Product innovation is also a key pillar of the turnaround strategy. Saferoads is developing a range of new and reintroduced products, including portable solar units, flexible signs, upgraded barriers, and advanced variable message signs. These initiatives reflect a commitment to anticipate and meet evolving customer needs across the road safety sector.

Navigating Market Challenges

Despite these positive steps, Saferoads faces headwinds, notably from US steel tariffs imposed by the Trump administration, which have effectively halted the company’s access to the American market. This geopolitical factor has forced Saferoads to exclude US sales from its projections, underscoring the challenges Australian manufacturers face in global trade.

Financially, the company expects to report a profit of approximately $500,000 in the first half of FY26, largely supported by product orders from On-Site Rental Group, which have already exceeded $3.5 million. However, future profitability hinges on continued demand from On-Site and successful market share recovery in a competitive environment.

Looking Ahead

Saferoads’ leadership expresses cautious optimism about the company’s trajectory. The recent strategic decisions and operational improvements have laid a foundation for sustainable growth, but execution remains critical. The company’s extended lease on its Pakenham facilities signals confidence in its long-term presence and operational stability.

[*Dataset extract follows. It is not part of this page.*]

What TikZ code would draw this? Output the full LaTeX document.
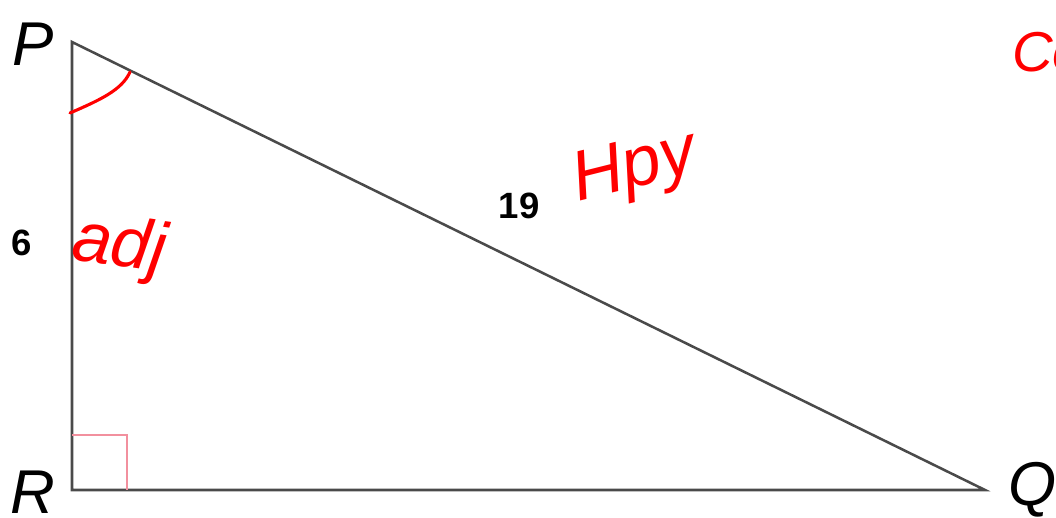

As Saferoads navigates this new chapter, investors will be watching closely to see if the company can convert its strategic repositioning into consistent profitability and market leadership.

Bottom Line?

Saferoads’ future hinges on sustaining product demand and overcoming trade barriers amid a competitive landscape.

Questions in the middle?

  • Will On-Site Rental Group maintain or increase its product orders beyond the initial agreement?
  • How will Saferoads’ new product developments impact its market share and revenue growth?
  • What strategies might Saferoads pursue to mitigate the impact of US steel tariffs on its export ambitions?